Kiss Me Kate – review

This is a joyous show that owes much to the brilliant, infinitely varied choreography of Stephen Mear, writes Michael Billington
  
  

Hannah Waddingham in Kiss Me Kate
Wonderful ... Hannah Waddingham in Kiss Me Kate. Photograph: Tristram Kenton Photograph: Tristram Kenton

Cole Porter's cosmopolitan chic essentially belonged to the 1930s, but he enjoyed a late, great hit in 1948 with this backstage story: one that shows the battling relationship of the once-married Lilli Vanessi and Fred Graham re-enacted as they play Kate and Petruchio in what someone here wittily, though perhaps anachronistically, dubs Shrew: the Musical. It's a glorious show that gets a pitch-perfect revival from Trevor Nunn and many of his regular musical team.

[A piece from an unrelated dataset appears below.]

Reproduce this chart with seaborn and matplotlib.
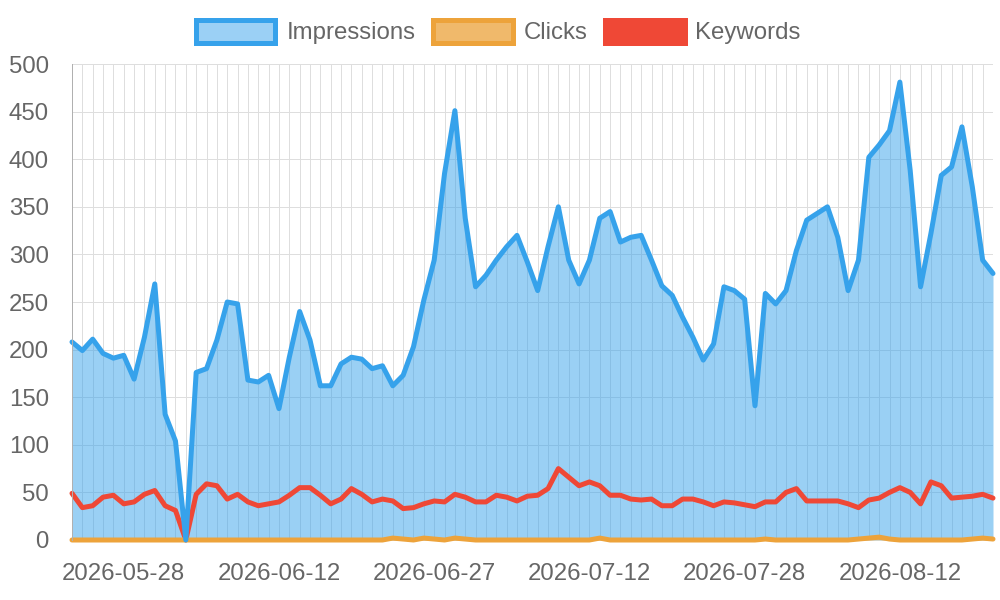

Nunn seizes on the key fact that Sam and Bella Spewack's book is a piece of Broadway Pirandello in which life and art become virtually inseparable. When the wonderful Hannah Waddingham sings I Hate Men with teeth-baring ferocity, you're not sure whether her anger stems from the character of Kate or from Lilli's fury at Fred's dalliance with an ex-nightclub hoofer. Equally, Alex Bourne's rousing tribute in Where Is the Life That Late I Led? to his old Italianate flames (including the lovely Lisa who gave "new meaning to the leaning tower of Pisa") is part Petruchio, part the recollection of a showbiz Casanova. Only Lilli's final song of submission lacks the irony we expect of contemporary Kates.

But it's a joyous show that owes much to the brilliant, infinitely varied choreography of Stephen Mear. In Wunderbar, as danced by Fred and Lilli in their dressing room, he captures the romantic delicacy of old-style operetta. Too Darn Hot, led by Jason Pennycooke as Fred's dresser, becomes a jazzy exploration of sexual tension with echoes of the rump-brandishing style of Bob Fosse. And Brush Up Your Shakespeare is performed by David Burt and Clive Rowe as a pair of gangsters who learned to love the Bard in the prison library, with a stateliness that reminded me of Laurel and Hardy.

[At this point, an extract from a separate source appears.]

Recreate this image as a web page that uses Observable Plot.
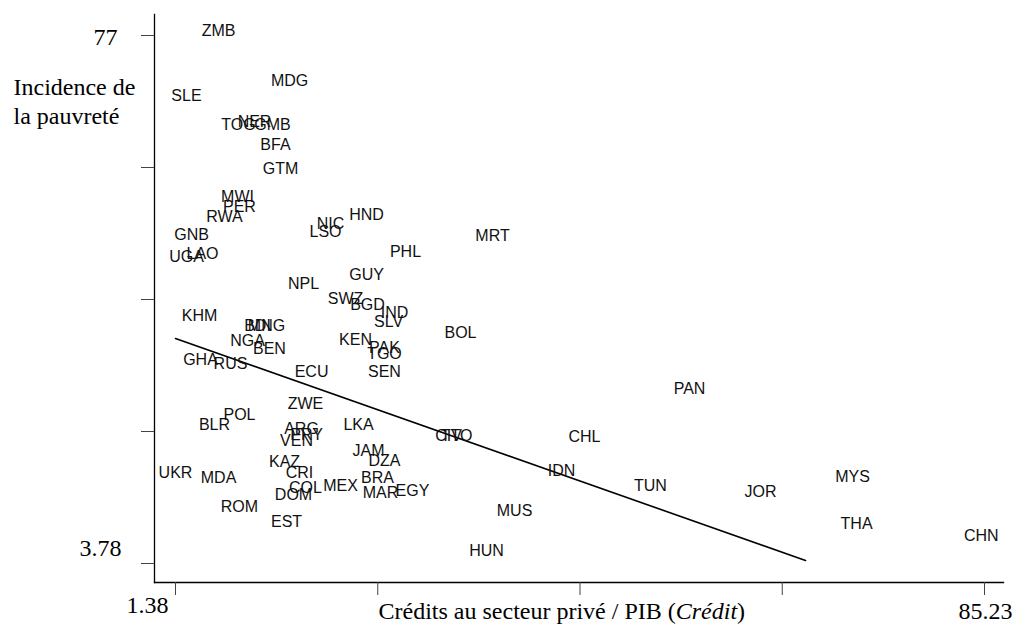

Virtuosic staging takes precedence over verbal clarity only in Holly Dale Spencer's rendering of Always True to You in My Fashion. But this is a minor blip in a show that looks handsome in Robert Jones's pastiche commedia designs, and that, thanks to Nunn, gives Porter's scintillating numbers a precise emotional context. After last year's Sweeney Todd, this confirms Chichester as the home of the first-rate musical revival.